In India, common risks uncovered at factories include low wages and gender discrimination, while workers in China are often subject to very long working hours, Smitham says. All of these risks are common in factory conditions and therefore something businesses should take into consideration both before beginning an audit and when reviewing the information. When you do receive audit reports, says Smitham, it’s okay to be sceptical and ask questions based on their findings.

“Use your knowledge of the context of the country that you’re looking at, and then review the report in that frame of mind because it will help you identify certain things more easily,” Smitham says. For example, if you receive an audit report that shows your supplier has a predominately female workforce with male management, consider the potential for issues relating to discrimination.

Dig deeper
The style of audits and the auditor you choose to carry out the leg work is what will really make the difference. Analysing systems such as confirming identities, whether workers have proper bank accounts and are being paid properly is just one piece of the puzzle, according to Bradley-Cole. “Probably the most important element for us was the one-to-one interviews with the workers,” he says. “They worked extremely well.”

Choosing an appropriately qualified partner is essential, says Bradley-Cole, to ensure the interviewing process is as effective as possible. For example, he says, if your organisation is assessing a supplier located in another country, ensure the auditors speak their language or even multiple languages to create a more comfortable environment for workers to share their experiences. This is something JLP took into consideration with its own audits.

“We were almost doing a sample of the workers, understanding what languages they spoke and then making sure that the auditors are able to talk to them in their mother tongue. It’s making the workers feel heard and comfortable enough to say what they want to say, knowing that there are no recriminations. This is an open conversation and you learn an awful lot more by doing that at the same time as for practical systems stuff as well.”

Work with suppliers
Communication with suppliers and continuously building up a relationship is critical for getting the most out of an audit. It may seem counter-intuitive, but a pre-audit conversation with the supplier about the purpose and desired outcomes of the audit can make a difference, Bradley-Cole says. “Being clear about what you want to investigate and why is helpful. We had pre-audit conversations just to say ‘this is what we’re going to do’. We were asking them not to alert people or change the way they behave because what we were going to do is to share things openly. There’s no risk to people, it’s not as if we’re going to use it to penalise anyone. You should have that really open engagement early.”

This collaboration has meant JLP has not put contractual rewards in place for suppliers to “do the right thing”, he adds. “That’s part of the ethos of the partnership. We work with our suppliers, and where there are gaps, we work together to address those gaps. We don’t penalise, and therefore we don’t go to excess to reward.”

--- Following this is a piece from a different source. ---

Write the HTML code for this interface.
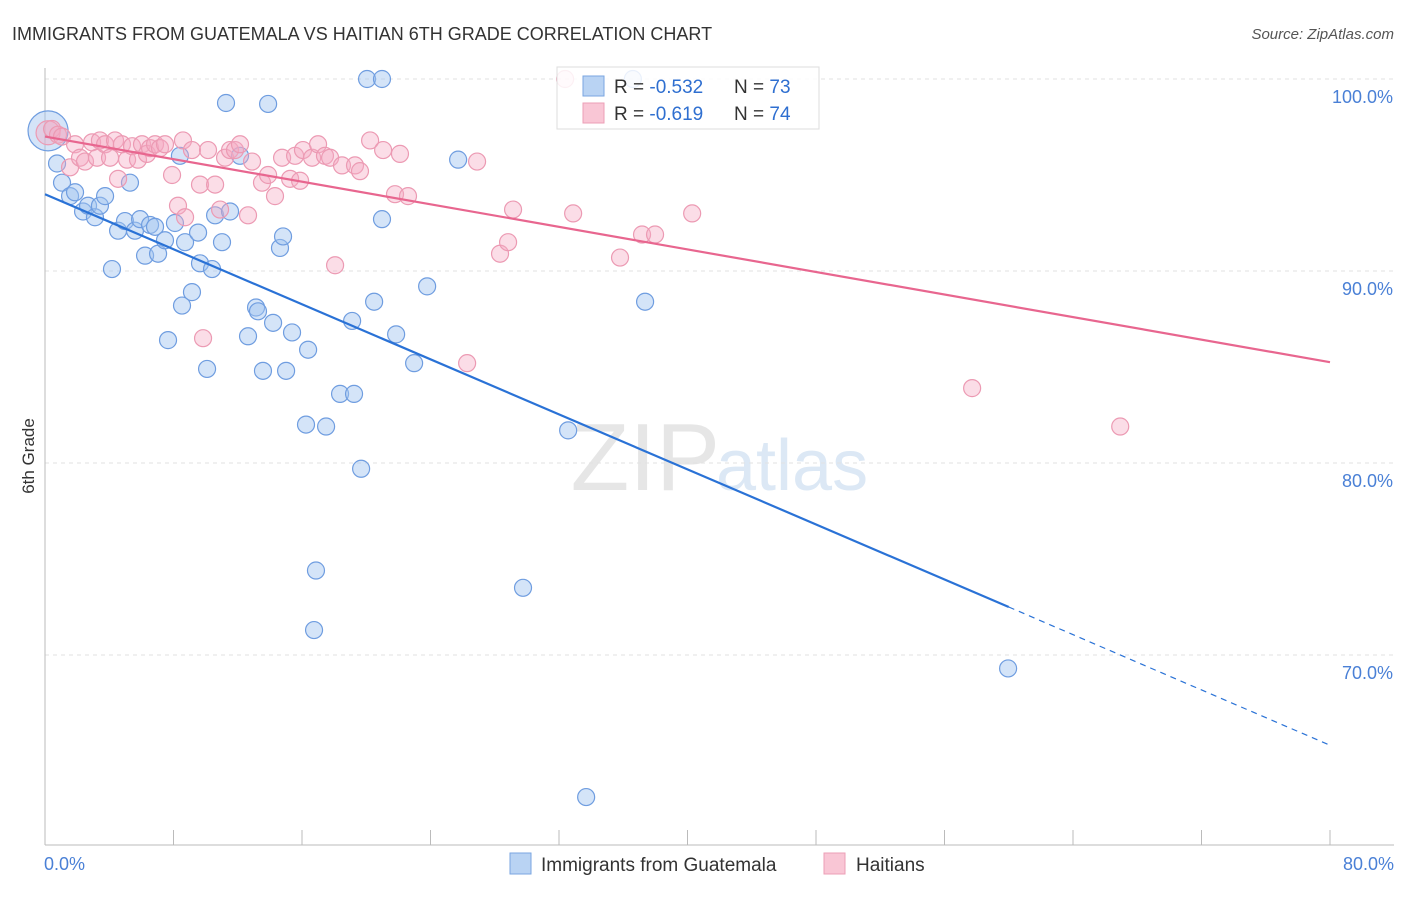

Partnerships should be long-term
Smitham agrees that communication about the expectations of the audit is key. “There needs to be a level of clarity and trust. The audit has been used to verify certain things but it could have a negative impact on your overall relationship,” he says. “If you audit a factory while you’re in a relationship, you need to be really clear that the expectation is not that the supplier should just resolve the non-compliance but that you’ll help them set up a system that is long-term,” Smitham says. “You need to go through that journey and make it a partnership. It is hard when you have really big supply chains, but you can do that with a few factories to begin with.”

Where possible, procurement teams should ensure they are engaging or even physically visiting their suppliers themselves in order to build those relationships outside of auditing practices. Where there is evidence of non-compliance, it’s then important to work closely with your suppliers to ensure they are able to explain how they plan to fix the issues, and how they will ensure they will not happen again.